Devlet Arşivlerinden Çıkan Belgeler Erzurum'un Enerji Tarihini Değiştiriyor
Devlet Arşivlerinden gün yüzüne çıkan belgeler, Anadolu’nun enerji tarihine dair ezberleri kökten sarsıyor. Türkiye Dil ve Edebiyat Derneği Erzurum Şubesi Yönetim Kurulu Üyesi Taner Özdemir, yürüttüğü kapsamlı arşiv çalışmaları sırasında Cumhuriyet’in ilk yıllarına ait, neredeyse unutulmuş bir belgeyi ortaya çıkardı.
Musul Petrolleri ve Erzurum'un Stratejik Önemi
Söz konusu belge, Musul petrollerinin kaynağıyla ilgili uzun süredir tartışılan soruya ışık tutuyor ve Erzurum’un tarihî stratejik önemini yeniden gözler önüne seriyor. Belgeye göre, Musul petrollerini besleyen ana damarlar Erzurum topraklarından başlıyor ve o dönemde Türk mühendisler tarafından tespit edilmişti. Bu bilgi, 5 Eylül 1932 tarihinde Mısır’ın köklü gazetesi AlAhram tarafından yayımlandı.
Türkler ve Musul Petrol Menbaı
Gazetenin Yafa muhabirinin haberinde şu ifadeler yer aldı: "Türkler ve Musul Petrol Menbaı - Bu Kaynağı Türk Mühendisler Keşfetmiştir." Hükümete telgrafla bildirildi. O yıllarda haberi okuyan ve Milliyet Gazetesi’nde aktaran isim Avukat Hasan Abdulhadi, keşfi "Türkiye’nin yer altı servetleri bakımından yeni bir dönemi müjdeleyen haber" olarak yorumladı.
Rus Sondaj Çalışmaları ve Jeolojik Araştırmalar
Belgeler, Erzurum’un farklı bölgelerinde yapılan Rus sondaj ve jeolojik araştırmalarını da ortaya koyuyor. 1916-1917 yıllarında Rus mühendisler, Erzurum’un çeşitli alanlarında sondaj çalışmaları yapmış ve raporlarında bitümlü toprak ve zayıf petrol sızıntıları tespit ettiklerini belirtmişti.
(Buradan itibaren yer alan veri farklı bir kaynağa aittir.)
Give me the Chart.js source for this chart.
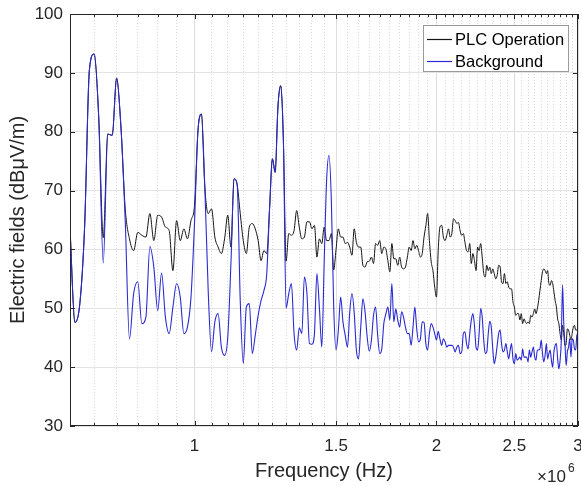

Caferiye Camisi'nin Giderlerini Karşılamak Amacıyla Vakfedildi
Bu bulgular, Musul petrollerinin jeolojik damarının Erzurum’un çeşitli bölgelerine kadar uzanabileceği ihtimalini güçlendiriyor ve bölgenin erken dönem enerji potansiyelini gözler önüne seriyor. Ayrıca, Balıklı köyünde (eski adıyla Pülk köyü) bulunan petrol kuyusunun, Caferiye Camisi’nin giderlerini karşılamak amacıyla vakfedildiği belgelerde belirtiliyor.
Erzurum Anadolu'nun Erken Dönem Enerji Merkezlerinden Biri
Taner Özdemir, belgelerle ilgili açıklamasında şunları paylaştı: "Bu belge, Erzurum’un tarihî ve stratejik önemini sadece sınır boylarıyla değil, yer altı zenginlikleriyle de ortaya koyuyor. O dönemde Türk mühendisler, bölgede petrol damarlarının Musul’a kadar uzandığını ve enerji potansiyelinin Trabzon’a yönlendirilme ihtimalini tartışmış."
Erzurum'un Enerji ve Kültür Tarihi
Bu keşif, yalnızca tarihî bir veri sunmakla kalmıyor; aynı zamanda Erzurum’un enerji ve kültür tarihinin birbirine nasıl bağlı olduğunu gösteriyor. Arşivler ve saha verileri bir araya geldiğinde şu soru tekrar gündeme geliyor: "Musul’un kara altını, aslında Erzurum’un derinliklerinden mi doğuyor?"